Adam Schwab: Peloton’s bumpy ride shows the irrationality of public markets

Peloton

Source: Andrew Valdivia/Unsplash.

As Ferris Bueller famously observed, “life moves pretty fast if you don’t stop and look around once in a while you could miss it.” That’s certainly been the case for popular connected consumer fitness brand, Peloton, which yesterday announced that founder and CEO, John Foley, will move to an executive chairperson role.

The announcement came after activist investors had been circling the beleaguered New York-based business, after its share price dropped from a COVID-inspired peak of US$162 ($227) to US$24.60 ($34.43) last week (it has since risen to US$37 ($51)).

While that sounds really bad, it should be remembered that the business listed in September 2019 at $25 per share. In a little more than two years of public trading Peloton showed exactly why the manic public markets driven by rampant speculation are a terrible means of measuring the performance of an executive team.

That is not to say Peloton’s recent execution has been flawless, from tragic issues surrounding its treadmill products to the unfortunate product placement on the Sex and the City reboot and Billions, to significant overproduction. However, the underlying business remains incredibly popular. Its core bicycle product has a market-leading net promoter score of more than 90. That is one of the highest NPS’ in the world for any product or service. People simply love Peloton.

Customer love however wasn’t enough to save Foley from the spectre of activist shareholders, desperate to see Peloton swallowed by Apple or Nike for a premium to the current price. The situation at Peloton was further complicated by the dual class share structure, which essentially means that Foley controls 39.6% of Peloton’s voting power, while Foley’s co-founders (who we’d assume are friendly), Thomas Cortese and Hisao Kushi, hold another 18% of the voting stock.

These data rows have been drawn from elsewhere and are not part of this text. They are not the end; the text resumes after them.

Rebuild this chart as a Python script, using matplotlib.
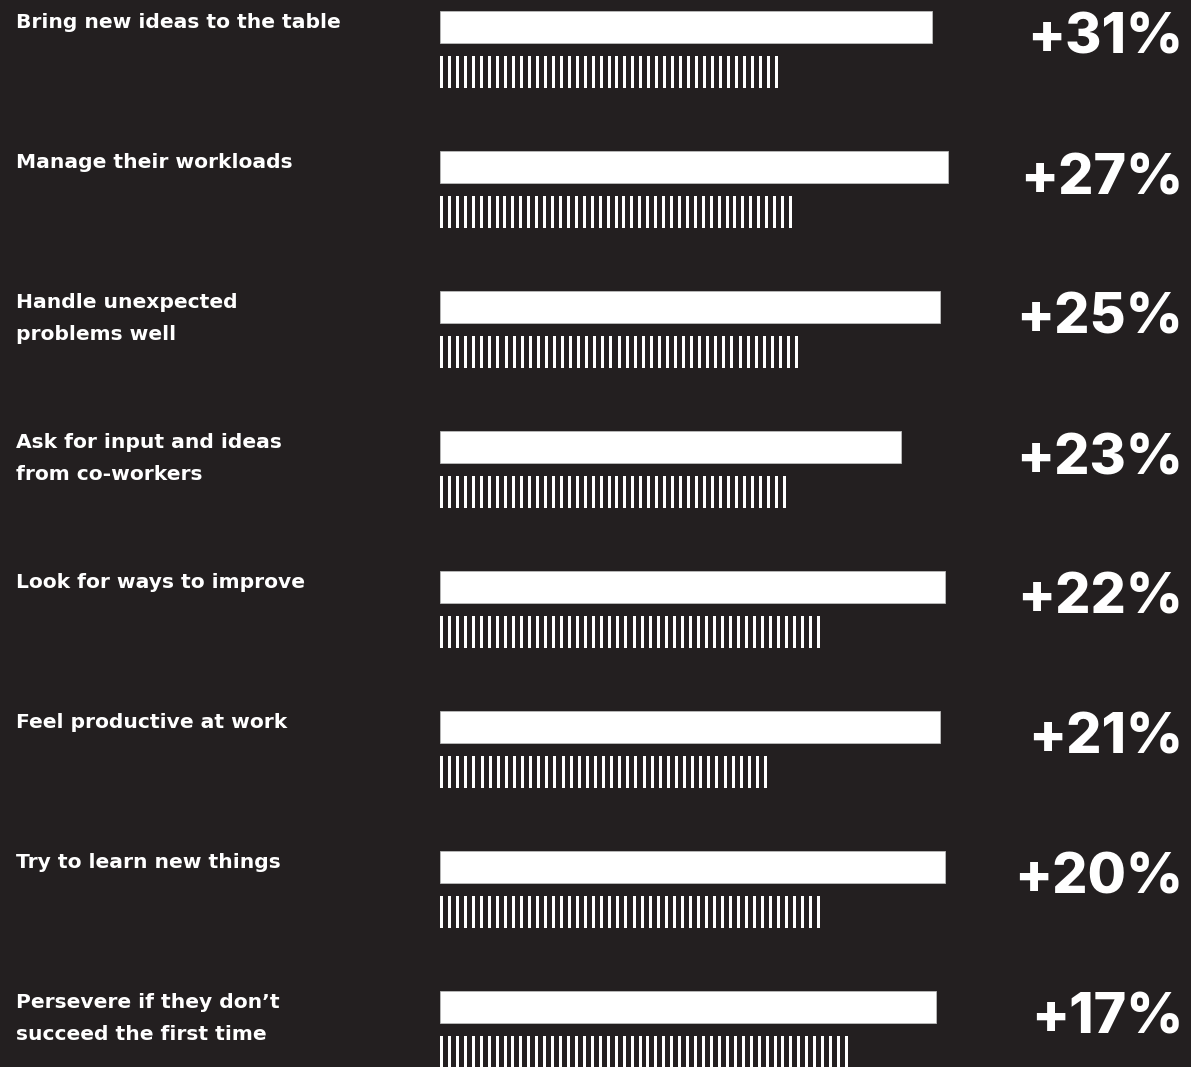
import numpy as np
import matplotlib
matplotlib.use("Agg")
import matplotlib.pyplot as plt

# behaviours, top to bottom
labels = [
    "Bring new ideas to the table",
    "Manage their workloads",
    "Handle unexpected\nproblems well",
    "Ask for input and ideas\nfrom co-workers",
    "Look for ways to improve",
    "Feel productive at work",
    "Try to learn new things",
    "Persevere if they don\u2019t\nsucceed the first time",
]
# bar lengths (same units for both series)
solid_vals = [492, 508, 500, 461, 505, 500, 505, 496]
striped_vals = [338, 352, 358, 346, 380, 327, 380, 408]
uplift = ["+31%", "+27%", "+25%", "+23%", "+22%", "+21%", "+20%", "+17%"]

W, H = 1191, 1067
bg = "#231f20"
fg = "white"

fig = plt.figure(figsize=(W / 100, H / 100), dpi=100)
fig.patch.set_facecolor(bg)

# axes for bars starts where the bars start (x=440 px)
x0 = 440
ax = fig.add_axes([x0 / W, 0, 1 - x0 / W, 1])
ax.set_facecolor(bg)
ax.set_xlim(0, W - x0)
ax.set_ylim(H, 0)
ax.axis("off")

row_gap = 140
bar_h = 32
pitch = 8.0
stripe_w = 3.0

for i in range(len(labels)):
    top = 11 + row_gap * i
    # solid bar
    ax.barh(top + bar_h / 2, solid_vals[i], height=bar_h, left=0,
            color=fg, edgecolor="#bdbdbd", linewidth=0.6)
    # striped bar
    stop = top + 45
    n = int(round((striped_vals[i] - stripe_w) / pitch)) + 1
    xs = np.linspace(0, striped_vals[i] - stripe_w, n)
    ax.bar(xs, bar_h, width=stripe_w, bottom=stop, align="edge",
           color=fg, linewidth=0)

    # label on the left
    for k, line in enumerate(labels[i].split("\n")):
        fig.text(16 / W, 1 - (top + 17 + 32 * k) / H, line, color=fg,
                 fontsize=14.6, fontweight="bold", family="DejaVu Sans",
                 ha="left", va="baseline")

    # percentage on the right
    fig.text(1183 / W, 1 - (top + 43) / H, uplift[i], color=fg,
             fontsize=40, fontweight="heavy", family="Inter",
             ha="right", va="baseline")

fig.savefig("out.png", dpi=100, facecolor=bg)
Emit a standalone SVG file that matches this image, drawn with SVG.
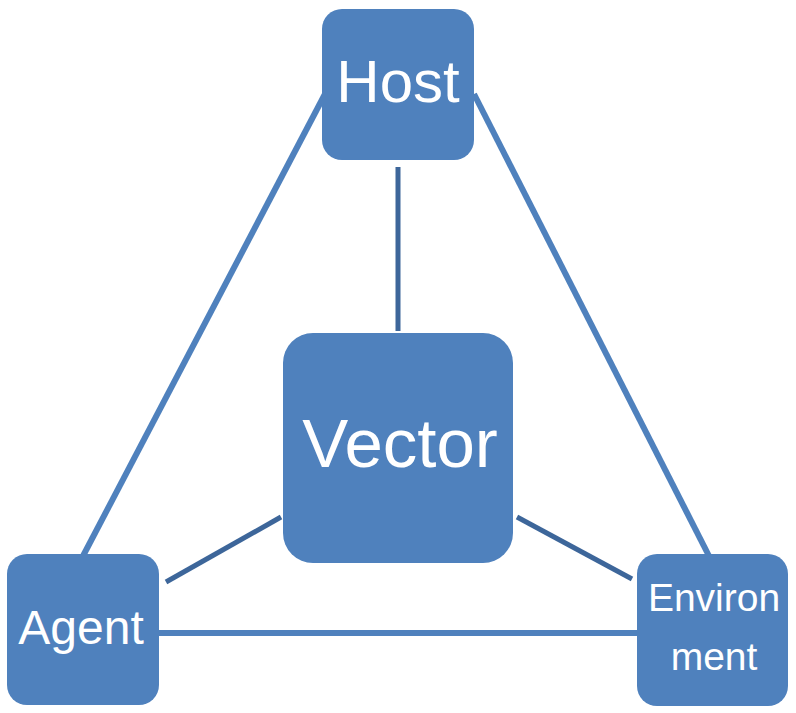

As Bloomberg’s fantastic Matt Levin observed: “This makes shareholder activism somewhat challenging. If you are an activist and you do not like Peloton’s management, you can put together a zingy deck about how bad the managers are and how much money they are costing shareholders, and you can present it to Peloton’s board of directors and urge them to fire the managers, but the board’s hands are somewhat tied because, if they fire the managers, the managers — as controlling shareholders — can fire them right back and reinstate themselves.”

In the end, it appears Foley simply couldn’t be bothered having the fight, possibly because he didn’t really like being CEO that much anyway. As one of the Peloton’s activist shareholders noted, Foley appeared to have little to do with the business’ finance to technology functions, which is kind of unusual for a tech CEO. Moving to executive chair gives Foley the ability to oversee the company’s strategy without having to worry about pesky things like balance sheets or product launches, which seems like a more appropriate role.

The Peloton story highlights how terrible markets are at assessing businesses. In reality, Peloton was never worth US$50 billion ($70 billion), and it’s not Foley’s fault the market and COVID-19 conspired to cause such an irrational peak. The same can be said for local pandemic heroes, like Kogan or the buy now, pay later brigade, which were lauded as their share prices reached comical highs, and unfairly criticised when the bubble soon after popped.

Much like the evil witch in a fairytale, public markets give founders a wonderful opportunity to obtain liquidity while in many cases also maintaining a significant degree of control, but that Faustian bargain almost always comes at a cost.